Mais au-delà des initiatives institutionnelles, c’est l’ensemble de la société qui doit repenser son rapport à l’âge. Certaines initiatives vont dans ce sens. Anne Thévenet-Abitbol et Charlotte Darsy ont ainsi créé le mouvement « NOLD » (neverold) dont l’objectif est de prouver que ce n’est pas parce que les années passent que l’on ne peut plus user d’humour et de légèreté. Et les seniors eux-mêmes participent à ce changement de regard. Dans la pop culture, le documentaire Arte Granfluencers : les seniors cartonnent sur les réseaux sociaux, publié en avril 2024, met en lumière des figures senior inspirantes, telles que Licia Fertz, considérée comme l’influenceuse italienne la plus âgée, ou Günther Krabbenhöft, aussi appelé le doyen des hipsters berlinois. En France, Danielle Renault (Studio Danielle) fait office de précurseuse avec sa chaîne YouTube créée en 2015 qui rassemble aujourd’hui presque 2 millions d’abonnés qui suivent son quotidien. 
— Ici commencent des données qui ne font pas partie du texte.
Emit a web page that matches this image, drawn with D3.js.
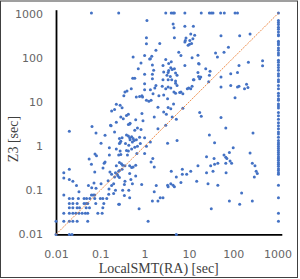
<!DOCTYPE html>
<html><head><meta charset="utf-8">
<script src="https://cdn.jsdelivr.net/npm/d3@7"></script>
<style>body{margin:0;background:#fff}</style>
</head><body><svg id="c" width="300" height="279"></svg>
<script>
const tickValues = [0.01, 0.1, 1, 10, 100, 1000];
const tickLabels = ["0.01", "0.1", "1", "10", "100", "1000"];
const xTitle = "LocalSMT(RA) [sec]";
const yTitle = "Z3 [sec]";
const timeout = 1050;
// Z3 timed out (top row): LocalSMT(RA) times
const timeoutTopX = [0.063, 0.26, 3.0, 4.0, 4.4, 4.7, 8.1, 19, 29, 32, 35, 52, 63, 110, 125];
// LocalSMT(RA) timed out (right column): Z3 times
const timeoutRightY = [1050,710,640,580,500,450,390,340,320,240,220,200,170,150,130,117,89,80,70,61,53,44,39,32,29,24,20,16,14,12,11,9.1,8.2,7.4,5.8,4.9,4.1,3.4,2.9,2.5,2.1,1.9,1.6,1.35,1.2,1.1,0.98,0.89,0.8,0.72,0.65,0.58,0.53,0.48,0.43,0.39,0.35,0.31,0.28,0.25,0.23,0.13,0.068,0.03,0.02];
// both solved: [LocalSMT(RA), Z3]
const upperA = [[1.13,710],[1.1,290],[1.1,210],[2.2,215],[1.8,150],[1.0,115],[1.45,110],[0.55,105],[1.3,95],[1.35,97],[3.0,93],[0.83,77],[1.5,70],[2.6,68],[0.72,57],[1.6,53],[1.0,43],[1.5,43],[2.7,48],[0.54,35],[0.6,35],[1.0,26],[1.5,34],[2.6,32],[3.2,41],[1.8,24],[2.5,23],[0.5,20],[0.4,18],[0.36,17],[1.0,19],[1.35,19],[1.7,21],[3.0,20],[0.34,14],[0.87,14],[0.65,13],[0.77,13.5],[0.9,13],[1.1,11],[1.25,10.5],[1.4,11],[2.7,14.5],[1.55,15.5],[2.1,14],[0.23,9],[0.28,8.5],[0.31,7.5],[0.21,6.8],[0.18,6.3],[0.39,5.0],[0.87,5.5],[2.0,7.7],[2.7,6.0],[3.1,5.3],[0.29,4.6],[0.33,4.2],[0.23,3.5],[0.43,5.3],[0.63,4.0],[0.92,3.8],[1.65,4.6],[0.46,3.2]];
const upperB = [[4.4,590],[4.6,490],[8.1,530],[12.6,530],[11,350],[13.5,330],[4.7,290],[8.6,285],[8.3,250],[8.1,230],[10.5,250],[11.5,215],[10.3,205],[9.6,195],[12.3,275],[5.9,135],[6.6,115],[11.8,102],[16,116],[40,130],[44,105],[62,135],[4.0,82],[3.5,75],[8.1,68],[16.5,75],[17,73],[3.9,60],[4.2,55],[3.5,52],[4.7,57],[3.4,47],[5.0,46],[5.4,41],[16,47],[24,57],[30,50],[16.5,38],[17.5,34],[18.5,37],[12.6,32],[13,32],[29,41],[28,29],[53,37],[3.4,22],[3.9,21],[5.0,27],[5.4,24],[9.2,20],[9.9,21],[11,20],[11.8,23],[6.6,17],[7.3,15.5],[4.6,17],[5.0,16],[6.2,16.5],[3.3,12],[3.4,7.6],[3.9,7.1],[7.3,7.3],[4.2,4.6],[5.2,4.1],[17.5,5.8],[19,4.8],[53,4.5],[53,22],[3.8,38],[4.1,32],[5.0,30],[3.4,32],[4.5,9.1],[53,320]];
const upperC = [[140,320],[240,350],[78,175],[220,80],[460,87],[460,67],[135,68],[88,44],[125,47],[88,24],[125,22],[135,23],[180,20],[200,25.5],[215,21.5],[110,12.5]];
const lowerA = [[0.17,3.0],[0.21,2.1],[0.43,3.1],[0.47,3.3],[0.6,2.3],[0.69,2.6],[0.83,2.4],[2.0,2.5],[3.0,3.0],[0.27,1.5],[0.31,1.55],[0.29,1.3],[0.39,1.8],[0.43,1.7],[0.46,1.55],[0.51,1.65],[0.55,1.5],[0.47,1.4],[0.53,1.25],[0.58,1.35],[0.65,1.4],[0.77,1.6],[1.0,1.55],[0.8,1.15],[0.28,1.2],[0.27,1.15],[0.37,1.15],[0.44,1.05],[0.6,0.95],[0.51,0.87],[0.69,1.0],[1.35,1.25],[1.1,1.0],[0.23,0.87],[0.28,0.78],[0.43,0.78],[0.39,0.8],[0.26,0.63],[0.29,0.65],[0.41,0.63],[0.67,0.68],[1.0,0.68],[0.16,0.63],[1.53,0.53],[0.27,0.43],[0.3,0.4],[0.32,0.37],[0.36,0.36],[0.46,0.36],[0.51,0.33],[0.55,0.34],[0.63,0.37],[1.4,0.44],[1.65,0.34],[0.23,0.36],[0.18,0.23],[0.22,0.25],[0.24,0.23],[0.25,0.21],[0.27,0.195],[0.21,0.2],[0.26,0.27],[0.27,0.28],[0.31,0.3],[0.46,0.24],[0.63,0.21],[0.49,0.175],[0.36,0.16],[0.35,0.135],[0.53,0.14],[0.2,0.14],[0.18,0.128],[0.86,0.135],[3.3,0.13],[3.4,0.12],[0.22,0.1],[0.2,0.085],[0.32,0.1],[0.44,0.1],[0.35,0.076],[0.46,0.068],[1.65,0.093],[2.25,0.068],[2.6,0.068],[1.5,0.057],[2.0,0.057],[0.26,0.048],[0.27,0.048],[0.75,0.038],[1.2,0.02],[1.83,0.128]];
const lowerB = [[3.3,1.17],[5.4,1.35],[29,1.8],[38,1.2],[68,2.6],[25,0.58],[37,0.53],[68,0.56],[62,0.63],[31,0.36],[38,0.39],[45,0.41],[68,0.41],[69,0.25],[25,0.25],[35,0.27],[16,0.36],[11,0.27],[7.1,0.3],[7.1,0.23],[8.9,0.23],[4.0,0.27],[5.2,0.2],[3.9,0.14],[4.4,0.13],[4.7,0.12],[6.6,0.15],[15,0.16],[27,0.14],[45,0.13],[32,0.038],[5.2,0.01]];
const lowerC = [[280,2.0],[100,0.92],[82,0.72],[240,0.7],[72,0.53],[85,0.46],[92,0.41],[270,0.41],[310,0.36],[330,0.27],[350,0.24],[300,0.2],[155,0.087],[82,0.057],[140,0.048],[270,0.057]];
const fastA = [[0.02,2.2],[0.065,2.8],[0.08,2.0],[0.128,1.77],[0.175,2.9],[0.104,1.17],[0.16,0.92],[0.076,0.67],[0.082,0.61],[0.056,0.51],[0.063,0.39],[0.122,0.41],[0.128,0.44],[0.115,0.32],[0.075,0.26],[0.165,0.26],[0.02,0.3],[0.015,0.25],[0.015,0.19],[0.02,0.175],[0.024,0.16],[0.15,0.165],[0.072,0.146],[0.054,0.128],[0.064,0.115],[0.029,0.128],[0.104,0.14],[0.157,0.107],[0.08,0.111],[0.033,0.093],[0.155,0.081],[0.015,0.078]];
const fastGrid = [[0.063,0.078],[0.069,0.078],[0.075,0.078],
 [0.02,0.065],[0.024,0.065],[0.032,0.065],[0.043,0.065],[0.049,0.065],[0.058,0.065],[0.075,0.065],[0.1,0.065],[0.114,0.065],[0.14,0.065],
 [0.02,0.05],[0.024,0.05],[0.03,0.05],[0.043,0.05],[0.048,0.05],[0.052,0.05],[0.079,0.05],[0.12,0.05],
 [0.02,0.04],[0.024,0.04],[0.03,0.04],[0.034,0.04],[0.048,0.04],[0.057,0.04],[0.114,0.04],
 [0.015,0.03],[0.02,0.03],[0.024,0.03],[0.028,0.03],[0.033,0.03],[0.039,0.03],[0.046,0.03],[0.052,0.03],[0.088,0.03],[0.11,0.03],
 [0.01,0.02],[0.015,0.02],[0.02,0.02],[0.024,0.02],[0.03,0.02],[0.052,0.02],
 [0.01,0.01],[0.02,0.01],[0.023,0.01]];

const points = [].concat(
  timeoutTopX.map(v => [v, timeout]),
  timeoutRightY.map(v => [timeout, v]),
  upperA, upperB, upperC, lowerA, lowerB, lowerC, fastA, fastGrid);

const svg = d3.select("#c");
svg.append("rect").attr("x", 0.5).attr("y", 1).attr("width", 297).attr("height", 276.5)
  .attr("fill", "#fff").attr("stroke", "#404040").attr("stroke-width", 1);

const x = d3.scaleLog().domain([0.01, 1250]).range([56, 281.8]);
const y = d3.scaleLog().domain([0.01, 1250]).range([234.4, 9.7]);
const fmt = v => tickLabels[tickValues.indexOf(v)];

const gx = svg.append("g").attr("transform", "translate(0,234.4)")
  .call(d3.axisBottom(x).tickValues(tickValues).tickFormat(fmt).tickSize(0).tickSizeOuter(0).tickPadding(16));
const gy = svg.append("g").attr("transform", "translate(56,0)")
  .call(d3.axisLeft(y).tickValues(tickValues).tickFormat(fmt).tickSize(0).tickSizeOuter(0).tickPadding(13));
[gx, gy].forEach(g => {
  g.select(".domain").attr("stroke", "#000").attr("stroke-width", 1.8);
  g.selectAll("text").attr("font-family", "DejaVu Sans").attr("font-size", 11).attr("fill", "#666");
});

svg.append("g").selectAll("circle").data(points).join("circle")
  .attr("cx", d => x(d[0])).attr("cy", d => y(d[1])).attr("r", 1.5)
  .attr("fill", "#4472C4");

svg.append("line")
  .attr("x1", x(0.01)).attr("y1", y(0.01)).attr("x2", x(timeout)).attr("y2", y(timeout))
  .attr("stroke", "#ED7D31").attr("stroke-width", 1).attr("stroke-dasharray", "2,1").attr("opacity", 0.85);

svg.append("text").attr("x", 158.7).attr("y", 272.7).attr("text-anchor", "middle")
  .attr("font-family", "Liberation Serif").attr("font-size", 14).attr("fill", "#404040").text(xTitle);
svg.append("text").attr("transform", "translate(17.5,139) rotate(-90)").attr("text-anchor", "middle")
  .attr("font-family", "Liberation Serif").attr("font-size", 14).attr("fill", "#404040").text(yTitle);
</script></body></html>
Finalement, ces représentations rappellent que l’âge ne doit pas être un tabou, mais une réalité assumée et valorisée. Nommer l’âge avec lucidité, loin des euphémismes et des fantasmes, c’est aussi reconnaître la place essentielle des seniors dans nos sociétés. Car, comme le dit l’adage : on est toujours le vieux de quelqu’un, une réalité qui ne traduit finalement qu’une position relative au sein d’un groupe social et dans un contexte donné.